Great letter @Carolyn Wilshire. We in New Zealand are fortunate to have you here, embedded in the NZ psychology scene.

Or maybe it at least gives them the idea to do a bigger - and more informed! - feature on ME one day?
I hope that does happen. Even just a telling of the PACE story would be great, and it perfectly illustrates much bigger issues in psychology research.
 
Particularly disappointing is that Wilson in previous columns expressed great concern - genuine I believe - for the mental welfare of young people constantly exposed to all sorts of pressures and messages of unattainable ideals.

Yet here he seems oblivious to the potentially damaging effect of his message that if you're ill with CFS it's because you're too perfectionistic or too depressed or too anxious or too all-or-nothing or just generally don't think right. He might argue he's talking about % risk increase but the message readers get is "you're all wrong as a person if you have CFS". How helpful is that going to be to a young person already struggling with serious illness?

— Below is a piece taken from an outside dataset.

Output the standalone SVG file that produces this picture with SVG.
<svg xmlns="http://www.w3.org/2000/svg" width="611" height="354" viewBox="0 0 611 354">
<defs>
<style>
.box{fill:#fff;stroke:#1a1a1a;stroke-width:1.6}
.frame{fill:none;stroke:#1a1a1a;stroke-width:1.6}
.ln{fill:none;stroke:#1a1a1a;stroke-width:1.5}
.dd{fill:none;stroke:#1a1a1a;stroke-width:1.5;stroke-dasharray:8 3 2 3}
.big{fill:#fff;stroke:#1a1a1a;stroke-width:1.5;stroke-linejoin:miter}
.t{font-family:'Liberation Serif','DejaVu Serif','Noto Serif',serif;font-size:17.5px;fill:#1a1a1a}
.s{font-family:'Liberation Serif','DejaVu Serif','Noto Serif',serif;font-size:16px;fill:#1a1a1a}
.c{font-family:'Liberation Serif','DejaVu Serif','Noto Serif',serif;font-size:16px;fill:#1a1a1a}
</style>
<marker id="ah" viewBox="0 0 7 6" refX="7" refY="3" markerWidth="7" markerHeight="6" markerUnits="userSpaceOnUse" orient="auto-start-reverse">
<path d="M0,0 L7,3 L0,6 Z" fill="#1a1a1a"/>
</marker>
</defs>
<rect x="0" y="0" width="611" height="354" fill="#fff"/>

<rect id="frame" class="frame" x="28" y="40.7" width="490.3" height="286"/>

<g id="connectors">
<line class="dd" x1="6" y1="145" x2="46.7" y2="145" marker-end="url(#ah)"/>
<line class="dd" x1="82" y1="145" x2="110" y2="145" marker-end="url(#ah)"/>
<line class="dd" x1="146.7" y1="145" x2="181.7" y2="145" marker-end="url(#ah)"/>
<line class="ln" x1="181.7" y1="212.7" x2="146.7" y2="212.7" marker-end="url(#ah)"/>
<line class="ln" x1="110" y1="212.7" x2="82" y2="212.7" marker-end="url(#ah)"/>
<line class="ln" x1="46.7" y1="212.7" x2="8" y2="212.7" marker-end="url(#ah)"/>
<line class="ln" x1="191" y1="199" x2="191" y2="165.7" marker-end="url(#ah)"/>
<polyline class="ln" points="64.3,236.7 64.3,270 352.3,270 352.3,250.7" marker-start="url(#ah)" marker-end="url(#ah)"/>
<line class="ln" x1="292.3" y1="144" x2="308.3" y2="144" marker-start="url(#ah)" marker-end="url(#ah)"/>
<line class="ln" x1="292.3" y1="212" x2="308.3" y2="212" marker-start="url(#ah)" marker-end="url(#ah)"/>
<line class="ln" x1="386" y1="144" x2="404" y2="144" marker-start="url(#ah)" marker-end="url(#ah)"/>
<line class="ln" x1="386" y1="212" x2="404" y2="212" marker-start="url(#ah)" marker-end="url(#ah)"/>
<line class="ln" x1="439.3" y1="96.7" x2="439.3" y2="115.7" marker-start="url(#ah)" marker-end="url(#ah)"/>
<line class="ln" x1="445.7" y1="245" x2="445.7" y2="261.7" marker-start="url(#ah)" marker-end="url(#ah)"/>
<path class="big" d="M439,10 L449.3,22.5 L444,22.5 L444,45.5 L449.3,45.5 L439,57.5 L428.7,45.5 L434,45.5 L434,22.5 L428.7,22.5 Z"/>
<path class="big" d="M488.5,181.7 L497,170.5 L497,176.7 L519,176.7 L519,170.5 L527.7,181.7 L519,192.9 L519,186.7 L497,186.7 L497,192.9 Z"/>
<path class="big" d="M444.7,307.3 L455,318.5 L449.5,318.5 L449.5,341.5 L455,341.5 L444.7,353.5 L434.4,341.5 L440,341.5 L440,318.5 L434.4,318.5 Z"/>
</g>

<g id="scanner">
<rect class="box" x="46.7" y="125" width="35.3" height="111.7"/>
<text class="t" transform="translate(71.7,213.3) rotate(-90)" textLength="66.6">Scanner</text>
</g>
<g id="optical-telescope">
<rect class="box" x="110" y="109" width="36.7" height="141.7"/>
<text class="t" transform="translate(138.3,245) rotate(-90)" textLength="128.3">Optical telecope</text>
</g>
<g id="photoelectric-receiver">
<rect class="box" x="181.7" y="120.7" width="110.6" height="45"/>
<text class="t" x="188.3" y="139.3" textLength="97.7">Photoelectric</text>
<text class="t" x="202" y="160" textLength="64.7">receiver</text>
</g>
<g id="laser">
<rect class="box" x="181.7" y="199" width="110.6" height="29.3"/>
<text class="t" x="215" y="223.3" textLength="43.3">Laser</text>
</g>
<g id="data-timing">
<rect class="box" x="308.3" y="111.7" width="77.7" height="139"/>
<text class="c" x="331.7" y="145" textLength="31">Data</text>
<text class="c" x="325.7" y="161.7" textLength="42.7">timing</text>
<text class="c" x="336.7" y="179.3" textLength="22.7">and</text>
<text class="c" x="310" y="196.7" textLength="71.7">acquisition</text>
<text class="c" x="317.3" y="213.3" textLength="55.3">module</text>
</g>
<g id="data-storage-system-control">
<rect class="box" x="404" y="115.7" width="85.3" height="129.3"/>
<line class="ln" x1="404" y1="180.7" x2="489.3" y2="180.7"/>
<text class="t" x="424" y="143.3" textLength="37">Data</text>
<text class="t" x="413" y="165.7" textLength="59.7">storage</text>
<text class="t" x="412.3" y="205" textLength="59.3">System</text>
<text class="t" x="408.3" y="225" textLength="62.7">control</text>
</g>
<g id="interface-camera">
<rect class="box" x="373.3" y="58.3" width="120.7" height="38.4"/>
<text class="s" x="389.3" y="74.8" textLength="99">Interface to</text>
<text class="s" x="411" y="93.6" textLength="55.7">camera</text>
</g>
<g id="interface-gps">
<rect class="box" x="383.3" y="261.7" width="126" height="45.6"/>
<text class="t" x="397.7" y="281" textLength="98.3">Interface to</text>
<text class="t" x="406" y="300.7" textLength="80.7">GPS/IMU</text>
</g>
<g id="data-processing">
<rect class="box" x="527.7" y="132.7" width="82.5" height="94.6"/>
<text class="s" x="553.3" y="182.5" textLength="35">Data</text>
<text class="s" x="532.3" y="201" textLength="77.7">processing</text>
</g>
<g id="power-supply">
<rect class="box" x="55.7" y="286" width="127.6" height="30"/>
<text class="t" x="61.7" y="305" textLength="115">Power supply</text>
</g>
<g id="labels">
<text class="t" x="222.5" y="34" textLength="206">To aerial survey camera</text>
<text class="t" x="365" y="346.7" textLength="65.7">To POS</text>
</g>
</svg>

Even if Wilson actually believes Moss-Morris' research conclusions to be valid (which would suggest that either he didn't actually read her article or that he doesn't understand methodology - and he definitely doesn't understand ME) - even if he did write in good-faith ignorance, it was still irresponsible to write the way he did.
 
Great letter @Carolyn Wilshire. We in New Zealand are fortunate to have you here, embedded in the NZ psychology scene.
Or maybe it at least gives them the idea to do a bigger - and more informed! - feature on ME one day?
I hope that does happen. Even just a telling of the PACE story would be great, and it perfectly illustrates much bigger issues in psychology research.
My PEM must be lifting at last. At least I managed to write a letter to the Listener expressing my dismay at Wilson's piece and suggesting they contact @Carolyn Wilshire and @dave30th for a future feature to make up for Wilson's misstep.

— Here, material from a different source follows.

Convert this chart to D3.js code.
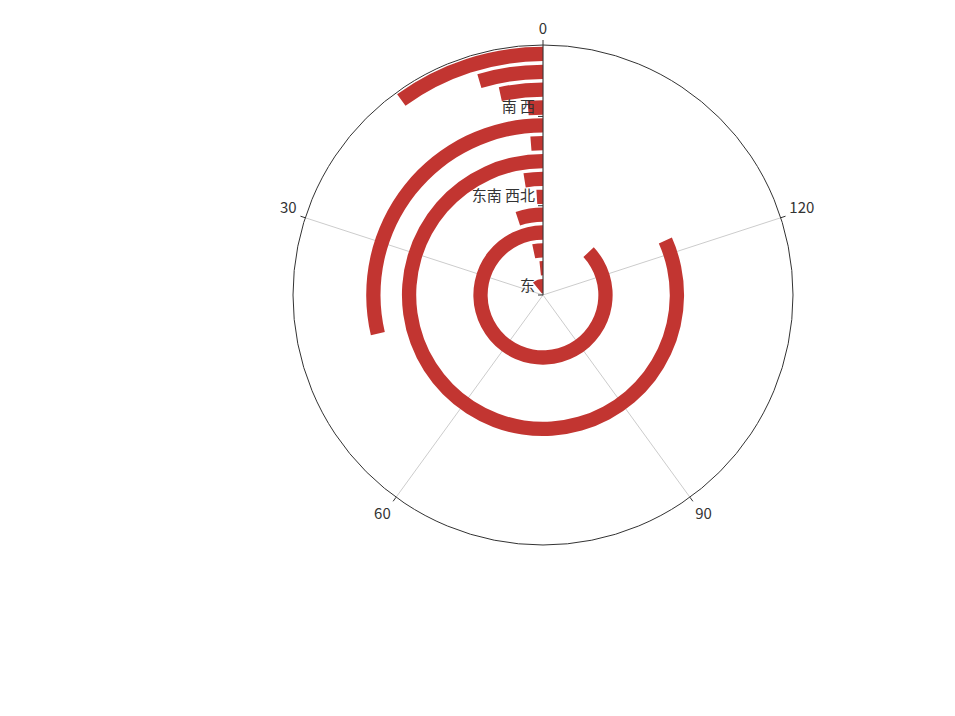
<!DOCTYPE html>
<html><head><meta charset="utf-8">
<script src="https://cdn.jsdelivr.net/npm/d3@7/dist/d3.min.js"></script>
<style>html,body{margin:0;padding:0;background:#fff;}svg{display:block;}</style>
</head><body>
<svg id="c" width="955" height="716"></svg>
<script>
// Radius (category) axis
const categories = ["东", "南", "西", "北", "东北", "东南 西北", "西南", "东 南", "北 西", "东北 西南", "南 西", "东南", "西北", "北 东"];
// Bar values (angle axis, counter-clockwise from top)
const values = [16, 2.5, 5, 130.5, 7.6, 1.5, 3.8, 122.5, 1.9, 43, 1.9, 5, 6.9, 15];
// Angle axis
const angleTicks = [0, 30, 60, 90, 120, 150];
const angleMax = 150;
const labelInterval = 5;

const svg = d3.select("#c");
const cx = 543, cy = 295, R = 250;
const g = svg.append("g").attr("transform", `translate(${cx},${cy})`);
const font = "'Noto Sans CJK SC', 'Noto Sans', sans-serif";
const fs = 15;

const rScale = d3.scaleBand().domain(categories).range([0, R]).paddingInner(0).paddingOuter(0);
const aScale = d3.scaleLinear().domain([0, angleMax]).range([0, -2 * Math.PI]); // counter-clockwise

const bw = rScale.bandwidth();
const barW = bw * 0.8;

// split lines
g.selectAll("line.split").data(angleTicks.slice(0, -1)).join("line")
  .attr("x1", 0).attr("y1", 0)
  .attr("x2", d => R * Math.sin(aScale(d)))
  .attr("y2", d => -R * Math.cos(aScale(d)))
  .attr("stroke", "#ccc").attr("stroke-width", 1);

// bars
const arc = d3.arc();
g.selectAll("path.bar").data(categories).join("path")
  .attr("d", (c, i) => {
    const r0 = rScale(c) + (bw - barW) / 2;
    return arc({innerRadius: r0, outerRadius: r0 + barW, startAngle: 0, endAngle: aScale(values[i])});
  })
  .attr("fill", "#c23531");

// outer circle
g.append("circle").attr("r", R).attr("fill", "none").attr("stroke", "#333").attr("stroke-width", 1);

// angle ticks & labels
angleTicks.slice(0, -1).forEach(t => {
  const a = aScale(t);
  const s = Math.sin(a), c = Math.cos(a);
  g.append("line").attr("x1", R * s).attr("y1", -R * c).attr("x2", (R + 5) * s).attr("y2", -(R + 5) * c)
    .attr("stroke", "#333");
  const lr = R + 9;
  const x = lr * s, y = -lr * c + (c > 0 ? 2 : -3);
  const anchor = Math.abs(s) < 1e-6 ? "middle" : (s < 0 ? "end" : "start");
  const base = Math.abs(c) < 1e-6 ? "central" : (c > 0 ? "text-after-edge" : "text-before-edge");
  g.append("text").attr("x", x).attr("y", y).attr("text-anchor", anchor)
    .attr("dominant-baseline", base)
    .attr("font-family", font).attr("font-size", fs).attr("fill", "#333").text(t);
});

// radius axis line
g.append("line").attr("x1", 0).attr("y1", 0).attr("x2", 0).attr("y2", -R).attr("stroke", "#333");
// radius ticks and labels
categories.forEach((c, i) => {
  if (i % labelInterval !== 0) return;
  const y0 = -rScale(c);
  g.append("line").attr("x1", 0).attr("x2", -5).attr("y1", y0).attr("y2", y0).attr("stroke", "#333");
  g.append("text").attr("x", -8).attr("y", -(rScale(c) + bw / 2) - 2)
    .attr("text-anchor", "end").attr("dominant-baseline", "central")
    .attr("font-family", font).attr("font-size", fs).attr("fill", "#333").text(c);
});
</script>
</body></html>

My letter wasn't the sort to be published but more a letter of complaint crossed with a tip off for a story. I figured it was a good idea to approach the issue from different angles and since we already have two letters to the editor, thanks again @Hutan and @Carolyn Wilshire, I decided on a different tack.

Took all day but I got there, phew. And always feels good to achieve that first proper and completed task when emerging from PEM.
 
Just chiming in here - also as a psychologist . This kind of pop psychology that gets perpetuated, in my opinion discredits our profession. The two things that are most important to the profession are that we use science (evidence) to inform our practice and that we do no harm. No scientist should take information out of context and report it as if it has some merit.
 
Last edited:
For example, reviews of many studies show that people diagnosed with MS have consistently poorer outcomes if they not only feel more stressed, but also deal with their stress and condition through "maladaptive emotion-focused" coping strategies, such as wishful thinking or pretending it's not happening.
As with diabetes, MS or even asthma, there's reason to believe that how you think affects the way you experience CFS and, perhaps, even whether you develop it at all.
:laugh:
That's funny - and embarrassing for the author. But surely this needs to be viewed more differentially, like it's unhelpful to pretend it's not happening and helpful to pretend it's not happening. (Sarcasm)
 
:laugh:
That's funny - and embarrassing for the author. But surely this needs to be viewed more differentially, like it's unhelpful to pretend it's not happening and helpful to pretend it's not happening. (Sarcasm)
Sooo... people with ME simultaneously catastrophise about what's happening and also pretend its not happening... they simultaneously lack perseverance and try way too hard... they simultaneously do too little exercise and overdo activities... these simultaneous paradoxical states are just doing my head in...
 
It all makes sense! The CBT/GET model is a patient blaming device and it works very well: no patient is without blame in this model, because anything they do is wrong.

The solution for patients that do it wrong is of course CBT.